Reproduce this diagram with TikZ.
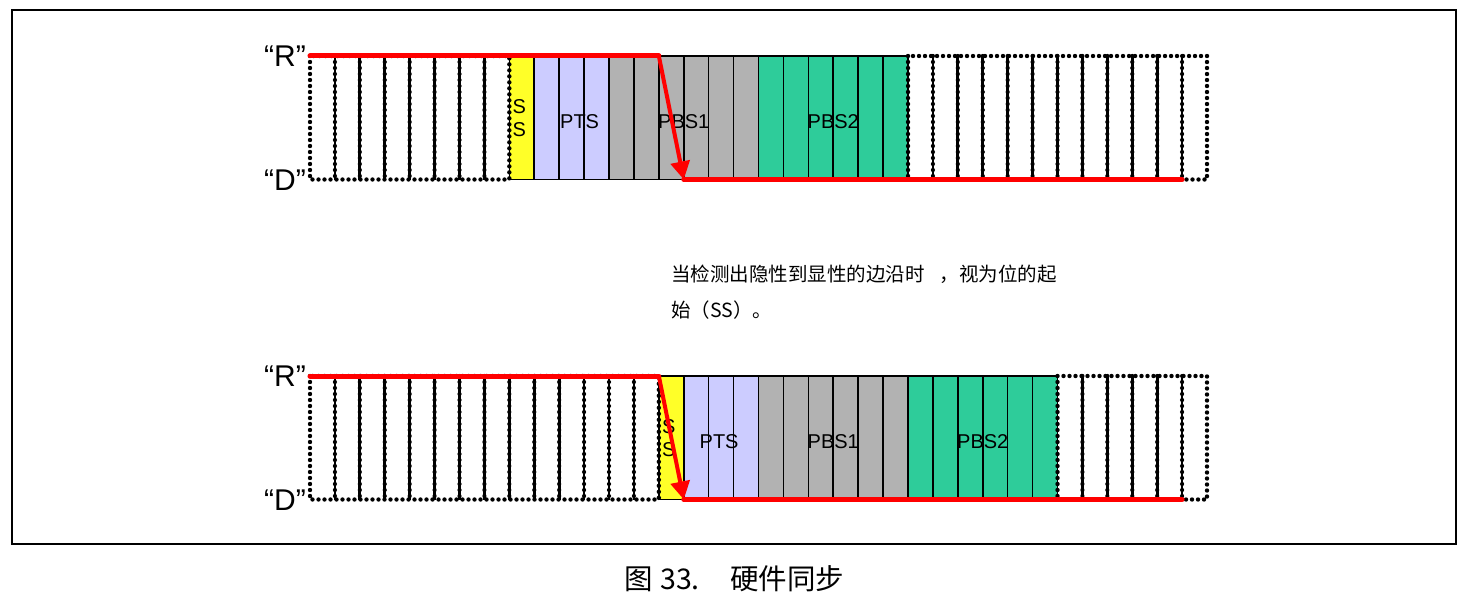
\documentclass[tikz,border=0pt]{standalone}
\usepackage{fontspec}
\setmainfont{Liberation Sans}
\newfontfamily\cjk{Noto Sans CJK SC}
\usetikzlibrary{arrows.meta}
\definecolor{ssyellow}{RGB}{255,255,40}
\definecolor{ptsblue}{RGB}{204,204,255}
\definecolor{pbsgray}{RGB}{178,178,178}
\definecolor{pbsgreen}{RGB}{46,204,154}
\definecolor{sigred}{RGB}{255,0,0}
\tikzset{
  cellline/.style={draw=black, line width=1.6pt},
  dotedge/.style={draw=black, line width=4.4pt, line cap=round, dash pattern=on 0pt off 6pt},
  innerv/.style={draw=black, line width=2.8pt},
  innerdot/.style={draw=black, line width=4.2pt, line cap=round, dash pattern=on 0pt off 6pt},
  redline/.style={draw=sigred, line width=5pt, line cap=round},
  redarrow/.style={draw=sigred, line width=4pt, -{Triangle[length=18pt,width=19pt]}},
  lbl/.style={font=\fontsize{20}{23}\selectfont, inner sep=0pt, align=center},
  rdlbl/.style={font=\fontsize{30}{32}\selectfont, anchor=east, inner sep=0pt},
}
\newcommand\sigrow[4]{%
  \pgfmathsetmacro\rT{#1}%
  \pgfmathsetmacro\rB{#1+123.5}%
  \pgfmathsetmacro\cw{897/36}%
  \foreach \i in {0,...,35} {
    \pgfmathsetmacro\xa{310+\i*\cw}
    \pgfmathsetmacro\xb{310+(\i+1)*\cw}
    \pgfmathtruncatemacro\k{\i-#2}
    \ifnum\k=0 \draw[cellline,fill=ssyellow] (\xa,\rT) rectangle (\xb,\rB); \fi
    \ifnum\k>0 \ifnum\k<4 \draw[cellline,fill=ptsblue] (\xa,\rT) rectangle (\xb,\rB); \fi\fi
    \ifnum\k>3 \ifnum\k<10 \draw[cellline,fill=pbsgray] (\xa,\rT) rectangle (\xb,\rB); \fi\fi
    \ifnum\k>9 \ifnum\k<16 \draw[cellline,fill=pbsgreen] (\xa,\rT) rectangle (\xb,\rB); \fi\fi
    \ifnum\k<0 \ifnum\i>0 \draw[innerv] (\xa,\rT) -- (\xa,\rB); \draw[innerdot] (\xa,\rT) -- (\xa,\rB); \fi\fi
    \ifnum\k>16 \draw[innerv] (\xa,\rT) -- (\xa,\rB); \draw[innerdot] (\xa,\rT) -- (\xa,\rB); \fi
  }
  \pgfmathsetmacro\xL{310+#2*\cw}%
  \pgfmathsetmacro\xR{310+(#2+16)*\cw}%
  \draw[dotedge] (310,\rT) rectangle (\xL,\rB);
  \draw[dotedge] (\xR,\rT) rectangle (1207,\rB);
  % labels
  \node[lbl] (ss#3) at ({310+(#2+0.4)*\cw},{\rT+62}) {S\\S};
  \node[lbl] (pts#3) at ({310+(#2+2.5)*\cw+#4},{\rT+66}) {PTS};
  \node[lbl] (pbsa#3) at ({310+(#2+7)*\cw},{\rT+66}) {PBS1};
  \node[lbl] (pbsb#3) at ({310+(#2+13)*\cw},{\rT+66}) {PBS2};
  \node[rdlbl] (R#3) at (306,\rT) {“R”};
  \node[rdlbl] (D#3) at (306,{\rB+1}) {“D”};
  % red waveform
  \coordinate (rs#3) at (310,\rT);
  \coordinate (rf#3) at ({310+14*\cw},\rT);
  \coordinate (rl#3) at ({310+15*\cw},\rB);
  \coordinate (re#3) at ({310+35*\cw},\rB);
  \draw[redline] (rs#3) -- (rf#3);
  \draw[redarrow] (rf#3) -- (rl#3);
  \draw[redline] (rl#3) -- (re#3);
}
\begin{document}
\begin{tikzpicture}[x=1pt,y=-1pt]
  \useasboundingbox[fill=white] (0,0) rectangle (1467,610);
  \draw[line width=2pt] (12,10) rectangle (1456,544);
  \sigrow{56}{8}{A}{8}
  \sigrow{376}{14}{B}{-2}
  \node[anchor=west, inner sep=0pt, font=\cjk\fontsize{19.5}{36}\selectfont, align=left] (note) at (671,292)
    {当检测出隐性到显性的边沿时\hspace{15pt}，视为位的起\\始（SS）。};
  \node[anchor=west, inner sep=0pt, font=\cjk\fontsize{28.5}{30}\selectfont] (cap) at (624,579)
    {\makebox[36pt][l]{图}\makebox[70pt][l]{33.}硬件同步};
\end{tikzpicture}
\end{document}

■ ■ ■ ■ ■

### PROBLEM STATEMENT
Reproduce the listing word for word and omit its pictures.

### OUTPUT
Reproduce this diagram with TikZ.
\documentclass[tikz,border=0pt]{standalone}
\usepackage{fontspec}
\setmainfont{Liberation Sans}
\newfontfamily\cjk{Noto Sans CJK SC}
\usetikzlibrary{arrows.meta}
\definecolor{ssyellow}{RGB}{255,255,40}
\definecolor{ptsblue}{RGB}{204,204,255}
\definecolor{pbsgray}{RGB}{178,178,178}
\definecolor{pbsgreen}{RGB}{46,204,154}
\definecolor{sigred}{RGB}{255,0,0}
\tikzset{
  cellline/.style={draw=black, line width=1.6pt},
  dotedge/.style={draw=black, line width=4.4pt, line cap=round, dash pattern=on 0pt off 6pt},
  innerv/.style={draw=black, line width=2.8pt},
  innerdot/.style={draw=black, line width=4.2pt, line cap=round, dash pattern=on 0pt off 6pt},
  redline/.style={draw=sigred, line width=5pt, line cap=round},
  redarrow/.style={draw=sigred, line width=4pt, -{Triangle[length=18pt,width=19pt]}},
  lbl/.style={font=\fontsize{20}{23}\selectfont, inner sep=0pt, align=center},
  rdlbl/.style={font=\fontsize{30}{32}\selectfont, anchor=east, inner sep=0pt},
}
\newcommand\sigrow[4]{%
  \pgfmathsetmacro\rT{#1}%
  \pgfmathsetmacro\rB{#1+123.5}%
  \pgfmathsetmacro\cw{897/36}%
  \foreach \i in {0,...,35} {
    \pgfmathsetmacro\xa{310+\i*\cw}
    \pgfmathsetmacro\xb{310+(\i+1)*\cw}
    \pgfmathtruncatemacro\k{\i-#2}
    \ifnum\k=0 \draw[cellline,fill=ssyellow] (\xa,\rT) rectangle (\xb,\rB); \fi
    \ifnum\k>0 \ifnum\k<4 \draw[cellline,fill=ptsblue] (\xa,\rT) rectangle (\xb,\rB); \fi\fi
    \ifnum\k>3 \ifnum\k<10 \draw[cellline,fill=pbsgray] (\xa,\rT) rectangle (\xb,\rB); \fi\fi
    \ifnum\k>9 \ifnum\k<16 \draw[cellline,fill=pbsgreen] (\xa,\rT) rectangle (\xb,\rB); \fi\fi
    \ifnum\k<0 \ifnum\i>0 \draw[innerv] (\xa,\rT) -- (\xa,\rB); \draw[innerdot] (\xa,\rT) -- (\xa,\rB); \fi\fi
    \ifnum\k>16 \draw[innerv] (\xa,\rT) -- (\xa,\rB); \draw[innerdot] (\xa,\rT) -- (\xa,\rB); \fi
  }
  \pgfmathsetmacro\xL{310+#2*\cw}%
  \pgfmathsetmacro\xR{310+(#2+16)*\cw}%
  \draw[dotedge] (310,\rT) rectangle (\xL,\rB);
  \draw[dotedge] (\xR,\rT) rectangle (1207,\rB);
  % labels
  \node[lbl] (ss#3) at ({310+(#2+0.4)*\cw},{\rT+62}) {S\\S};
  \node[lbl] (pts#3) at ({310+(#2+2.5)*\cw+#4},{\rT+66}) {PTS};
  \node[lbl] (pbsa#3) at ({310+(#2+7)*\cw},{\rT+66}) {PBS1};
  \node[lbl] (pbsb#3) at ({310+(#2+13)*\cw},{\rT+66}) {PBS2};
  \node[rdlbl] (R#3) at (306,\rT) {“R”};
  \node[rdlbl] (D#3) at (306,{\rB+1}) {“D”};
  % red waveform
  \coordinate (rs#3) at (310,\rT);
  \coordinate (rf#3) at ({310+14*\cw},\rT);
  \coordinate (rl#3) at ({310+15*\cw},\rB);
  \coordinate (re#3) at ({310+35*\cw},\rB);
  \draw[redline] (rs#3) -- (rf#3);
  \draw[redarrow] (rf#3) -- (rl#3);
  \draw[redline] (rl#3) -- (re#3);
}
\begin{document}
\begin{tikzpicture}[x=1pt,y=-1pt]
  \useasboundingbox[fill=white] (0,0) rectangle (1467,610);
  \draw[line width=2pt] (12,10) rectangle (1456,544);
  \sigrow{56}{8}{A}{8}
  \sigrow{376}{14}{B}{-2}
  \node[anchor=west, inner sep=0pt, font=\cjk\fontsize{19.5}{36}\selectfont, align=left] (note) at (671,292)
    {当检测出隐性到显性的边沿时\hspace{15pt}，视为位的起\\始（SS）。};
  \node[anchor=west, inner sep=0pt, font=\cjk\fontsize{28.5}{30}\selectfont] (cap) at (624,579)
    {\makebox[36pt][l]{图}\makebox[70pt][l]{33.}硬件同步};
\end{tikzpicture}
\end{document}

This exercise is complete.